### The exercise
Count how many lines of the data include "this". The answer is that number and nothing else.
━━━━━ Data rows ━━━━━
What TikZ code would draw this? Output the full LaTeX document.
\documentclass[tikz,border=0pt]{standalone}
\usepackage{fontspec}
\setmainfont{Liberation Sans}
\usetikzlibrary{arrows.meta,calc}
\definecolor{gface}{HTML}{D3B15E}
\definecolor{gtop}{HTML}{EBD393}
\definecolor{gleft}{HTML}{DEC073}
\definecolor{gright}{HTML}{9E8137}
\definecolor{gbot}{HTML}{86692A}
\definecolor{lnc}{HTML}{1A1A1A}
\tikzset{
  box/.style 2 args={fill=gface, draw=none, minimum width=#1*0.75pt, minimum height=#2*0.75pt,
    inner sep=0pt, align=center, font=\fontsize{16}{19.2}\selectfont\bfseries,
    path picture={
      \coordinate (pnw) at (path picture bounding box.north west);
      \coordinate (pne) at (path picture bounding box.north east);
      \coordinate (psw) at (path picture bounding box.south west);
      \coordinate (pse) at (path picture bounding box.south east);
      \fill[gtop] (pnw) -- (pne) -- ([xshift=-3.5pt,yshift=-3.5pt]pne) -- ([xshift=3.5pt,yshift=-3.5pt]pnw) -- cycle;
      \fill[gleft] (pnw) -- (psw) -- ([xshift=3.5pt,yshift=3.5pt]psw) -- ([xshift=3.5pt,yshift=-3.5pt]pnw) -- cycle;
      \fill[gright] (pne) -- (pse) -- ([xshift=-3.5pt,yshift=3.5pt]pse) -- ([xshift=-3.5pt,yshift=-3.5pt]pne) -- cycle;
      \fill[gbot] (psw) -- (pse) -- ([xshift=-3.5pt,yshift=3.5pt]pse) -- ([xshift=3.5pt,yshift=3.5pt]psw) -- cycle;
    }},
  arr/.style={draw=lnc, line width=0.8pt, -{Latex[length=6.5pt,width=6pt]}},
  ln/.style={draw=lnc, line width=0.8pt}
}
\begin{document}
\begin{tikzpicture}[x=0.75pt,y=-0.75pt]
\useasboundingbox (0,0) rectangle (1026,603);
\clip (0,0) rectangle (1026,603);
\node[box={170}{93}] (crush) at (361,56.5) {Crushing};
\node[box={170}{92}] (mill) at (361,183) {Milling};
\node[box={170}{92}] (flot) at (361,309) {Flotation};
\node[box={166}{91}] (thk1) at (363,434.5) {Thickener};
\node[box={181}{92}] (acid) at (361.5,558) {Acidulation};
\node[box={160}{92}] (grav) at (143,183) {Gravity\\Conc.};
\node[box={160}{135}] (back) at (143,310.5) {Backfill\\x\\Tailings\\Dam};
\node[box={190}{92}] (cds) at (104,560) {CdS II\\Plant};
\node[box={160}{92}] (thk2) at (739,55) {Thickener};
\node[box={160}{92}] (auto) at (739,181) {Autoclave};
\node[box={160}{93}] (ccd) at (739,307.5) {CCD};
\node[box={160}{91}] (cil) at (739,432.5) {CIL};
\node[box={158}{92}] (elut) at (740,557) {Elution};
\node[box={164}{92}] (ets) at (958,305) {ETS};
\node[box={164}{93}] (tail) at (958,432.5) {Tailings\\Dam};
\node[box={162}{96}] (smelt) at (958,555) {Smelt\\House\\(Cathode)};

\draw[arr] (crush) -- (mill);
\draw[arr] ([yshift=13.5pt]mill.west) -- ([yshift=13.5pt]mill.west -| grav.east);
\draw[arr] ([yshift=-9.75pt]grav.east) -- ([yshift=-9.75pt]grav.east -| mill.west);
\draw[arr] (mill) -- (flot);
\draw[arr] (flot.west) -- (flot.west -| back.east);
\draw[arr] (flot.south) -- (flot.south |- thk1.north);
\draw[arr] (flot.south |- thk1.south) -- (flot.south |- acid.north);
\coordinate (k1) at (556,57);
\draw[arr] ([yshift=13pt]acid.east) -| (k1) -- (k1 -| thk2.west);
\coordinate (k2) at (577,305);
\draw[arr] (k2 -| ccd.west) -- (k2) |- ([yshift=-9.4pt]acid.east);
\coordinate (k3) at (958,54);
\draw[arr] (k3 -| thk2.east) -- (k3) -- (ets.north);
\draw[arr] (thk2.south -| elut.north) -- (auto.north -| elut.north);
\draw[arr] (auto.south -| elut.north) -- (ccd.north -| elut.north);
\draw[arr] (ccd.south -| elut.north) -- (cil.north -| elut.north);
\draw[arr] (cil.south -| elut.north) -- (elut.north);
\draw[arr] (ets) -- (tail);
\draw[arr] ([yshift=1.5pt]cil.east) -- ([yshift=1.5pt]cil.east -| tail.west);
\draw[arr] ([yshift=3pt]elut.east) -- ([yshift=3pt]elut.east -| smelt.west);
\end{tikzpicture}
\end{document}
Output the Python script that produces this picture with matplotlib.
━━━━━
### Expected answer
2